Note that all of this is totally separate from power to the rails. The closest TCom comes to RCom (common rail) is about 1.5 inches - two studs on a terminal block, in (so far) two dozen or so places.
Again, thanks to all...
Happy to help Chuck, us "roll your own" types have to stick together.....
The only caution I have from an electronics point of view is having twin coil switch machines using that same common. Twin coil machines will generate large inductive spikes on the line when they throw, as well as brief high current draws (potentially leading to short voltage sags due to line loss). So be careful if that common line is common with circuits powering electronic devices. If all the other lines sharing the common are just for things like structure lighting, it shouldn;t be an issue, though you might get some light flicker.

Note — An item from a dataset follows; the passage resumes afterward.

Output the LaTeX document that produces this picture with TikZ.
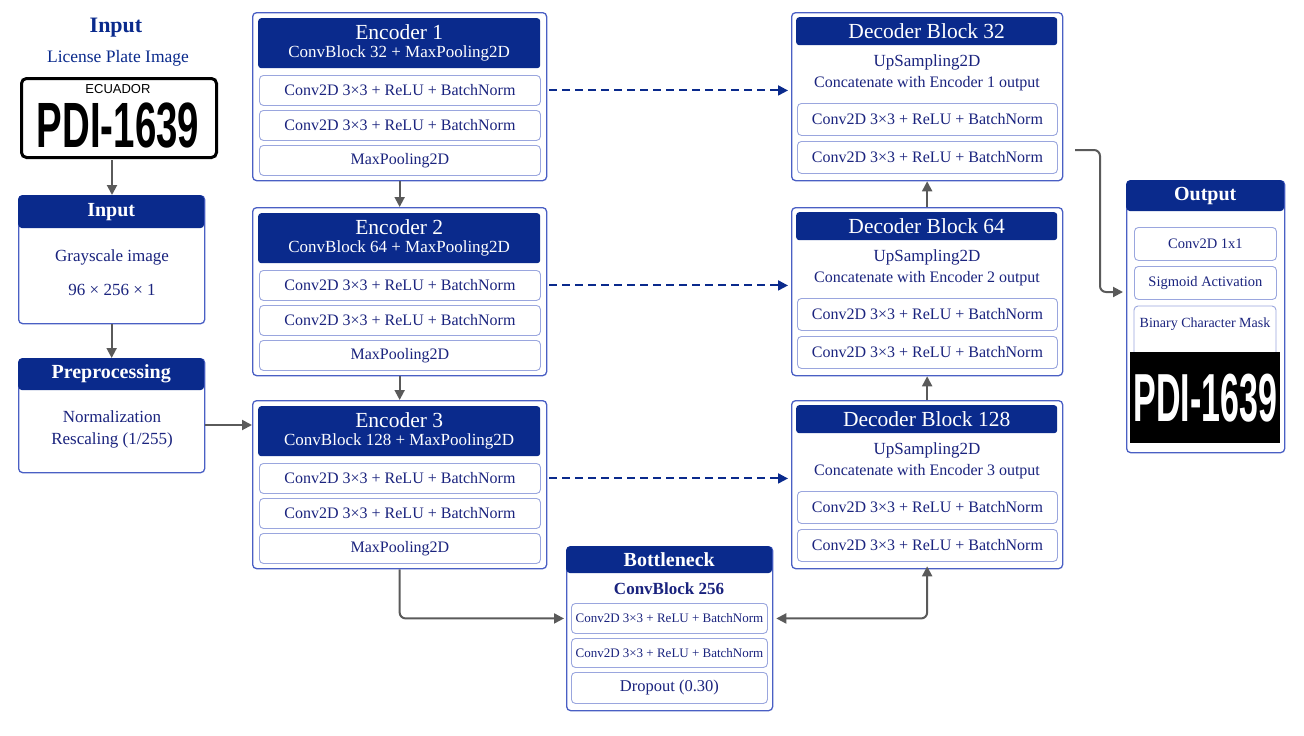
\documentclass[tikz,border=0pt]{standalone}
\usepackage{fontspec}
\setmainfont{Liberation Serif}
\newfontfamily\platefont{Liberation Sans}
\usetikzlibrary{arrows.meta}
\definecolor{navy}{HTML}{0A2A8C}
\definecolor{bord}{HTML}{4A5FC4}
\definecolor{inner}{HTML}{9AA6DE}
\definecolor{txt}{HTML}{1A237E}
\definecolor{arr}{HTML}{5A5A5A}
\newcommand\bx[7]{\node[#6,anchor=north west,inner sep=0pt,minimum width={((#4)-(#2))*1pt},minimum height={((#5)-(#3))*1pt}] (#1) at (#2,#3) {#7};}
\tikzset{
 outer/.style={draw=bord,line width=1.3pt,rounded corners=4pt,fill=white},
 head/.style={fill=navy,rounded corners=4pt,text=white,align=center,font=\fontsize{20}{20}\selectfont\bfseries},
 headE/.style={fill=navy,rounded corners=3pt,text=white,align=center,font=\fontsize{21.5}{19}\selectfont},
 row/.style={draw=inner,line width=0.9pt,rounded corners=4pt,text=txt,font=\fontsize{16}{17}\selectfont},
 lbl/.style={text=txt,font=\fontsize{17}{18}\selectfont},
 garr/.style={draw=arr,line width=2pt,-{Triangle[length=10pt,width=10pt]},rounded corners=6pt},
 darr/.style={draw=navy,line width=2pt,dashed,dash pattern=on 8pt off 5pt,-{Triangle[length=10pt,width=10pt]}}
}
\begin{document}
\begin{tikzpicture}[x=1pt,y=-1pt]
\useasboundingbox (0,0) rectangle (1304,736);
% input plate
\node[text=navy,font=\fontsize{22}{22}\selectfont\bfseries] (intitle) at (116,28) {Input};
\node[text=navy,font=\fontsize{17.5}{18}\selectfont] (insub) at (118,58) {License Plate Image};
\bx{plate}{20}{77}{215}{156}{draw=black,line width=3pt,rounded corners=5pt,fill=white}{}
\node[font=\platefont\fontsize{13}{13}\selectfont] (ecu) at (118,89) {ECUADOR};
\node[font=\platefont\bfseries\fontsize{64}{64}\selectfont] (ptxt) at (118,126) {\scalebox{0.6}[1]{PDI-1639}};
% input box
\bx{inbox}{18}{195}{204}{323}{outer}{}
\bx{inhead}{18}{195}{204}{228}{head}{Input}
\node[lbl] (g1) at (112,257) {Grayscale image};
\node[lbl] (g2) at (112,290) {96 × 256 × 1};
% preprocessing
\bx{prebox}{18}{358}{204}{472}{outer}{}
\bx{prehead}{18}{358}{204}{390}{head}{Preprocessing}
\node[lbl] (p1) at (112,417) {Normalization};
\node[lbl] (p2) at (112,440) {Rescaling (1/255)};
\coordinate (a0) at (112,160);
\draw[garr] (a0) -- (a0|-inbox.north);
\draw[garr] (inbox.south) -- (prebox.north);
% encoders
\foreach \i/\o/\c in {1/0/32,2/195/64,3/388/128}{
 \bx{enc\i}{252}{12+\o}{546}{180+\o}{outer}{}
 \bx{ench\i}{258}{18+\o}{540}{68+\o}{headE}{Encoder \i\\[-1pt]{\fontsize{17}{18}\selectfont ConvBlock \c{} + MaxPooling2D}}
 \bx{er\i a}{259}{75+\o}{540}{105+\o}{row}{Conv2D 3×3 + ReLU + BatchNorm}
 \bx{er\i b}{259}{110+\o}{540}{140+\o}{row}{Conv2D 3×3 + ReLU + BatchNorm}
 \bx{er\i c}{259}{145+\o}{540}{175+\o}{row}{MaxPooling2D}
}
\draw[garr] (prebox.east|-0,425) -- (enc3.west|-0,425);
\draw[garr] (enc1.south) -- (enc2.north);
\draw[garr] (enc2.south) -- (enc3.north);
% decoders
\foreach \i/\o/\c/\e in {1/0/32/1,2/195/64/2,3/388/128/3}{
 \bx{dec\i}{791}{12+\o}{1062}{180+\o}{outer}{}
 \bx{dech\i}{796}{17+\o}{1057}{45+\o}{headE}{Decoder Block \c}
 \node[lbl] (du\i) at (927,62+\o) {UpSampling2D};
 \node[lbl,font=\fontsize{16}{17}\selectfont] (dc\i) at (927,84+\o) {Concatenate with Encoder \e{} output};
 \bx{dr\i a}{797}{103+\o}{1057}{135+\o}{row}{Conv2D 3×3 + ReLU + BatchNorm}
 \bx{dr\i b}{797}{141+\o}{1057}{173+\o}{row}{Conv2D 3×3 + ReLU + BatchNorm}
}
\foreach \i in {1,2,3}{\draw[darr] ([xshift=2pt]enc\i.east|-er\i a) -- ([xshift=-3pt]dec\i.west|-er\i a);}
\draw[garr] (dec3.north) -- (dec2.south);
\draw[garr] (dec2.north) -- (dec1.south);
% bottleneck
\bx{bot}{566}{546}{772}{710}{outer}{}
\bx{both}{566}{546}{772}{573}{head}{Bottleneck}
\node[lbl,font=\fontsize{17}{18}\selectfont\bfseries] (cb) at (669,589) {ConvBlock 256};
\bx{br1}{571}{603}{767}{633}{row,font=\fontsize{13}{14}\selectfont}{Conv2D 3×3 + ReLU + BatchNorm}
\bx{br2}{571}{638}{767}{667}{row,font=\fontsize{13}{14}\selectfont}{Conv2D 3×3 + ReLU + BatchNorm}
\bx{br3}{571}{672}{767}{703}{row,font=\fontsize{16.5}{17}\selectfont}{Dropout (0.30)}
\draw[garr] (enc3.south) |- ([xshift=-2pt]bot.west|-br1);
\draw[garr,{Triangle[length=10pt,width=10pt]}-{Triangle[length=10pt,width=10pt]}] ([xshift=3pt]bot.east|-br1) -| ([yshift=3pt]dec3.south);
% output
\bx{out}{1126}{180}{1284}{452}{outer}{}
\bx{outh}{1126}{180}{1284}{211}{head}{Output}
\bx{or1}{1134}{227}{1276}{260}{row,font=\fontsize{14.5}{15}\selectfont}{Conv2D 1x1}
\bx{or2}{1134}{266}{1276}{299}{row,font=\fontsize{14.5}{15}\selectfont}{Sigmoid Activation}
\draw[inner,line width=0.9pt,rounded corners=4pt] (1134,360) -- (1134,306) -- (1276,306) -- (1276,360);
\node[text=txt,font=\fontsize{14}{15}\selectfont] (or3) at (1205,324) {Binary Character Mask};
\bx{mask}{1130}{352}{1280}{443}{fill=black}{}
\node[text=white,font=\platefont\bfseries\fontsize{68}{68}\selectfont] (mtxt) at (mask) {\scalebox{0.5}[1]{PDI-1639}};
\coordinate (dout) at (1075,150);
\draw[garr] (dout) -| (1100,260) |- ([xshift=-3pt]out.west|-0,292);
\end{tikzpicture}
\end{document}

I would suggest 2 commons - one for the twin coil machines and their inductive load, and one for everything else.
--Randy
Modeling the Reading Railroad in the 1950's
Visit my web site at www.readingeastpenn.com for construction updates, DCC Info, and more.
Thanks for the warning, Randy.
The TCom bus is for 'brute force and ignorance' devices - lamps, switch machines, semaphore signals (also twin-coil devices) and a few relays. The closest any of that comes to electronics is an occasional diode.
All of the electronics (occupancy detectors and power packs with op-amps) will be or already has been connected to RCom, the common rail bus. Two totally separate sets of circuits that don't meet anywhere downstream of the 120VAC house supply.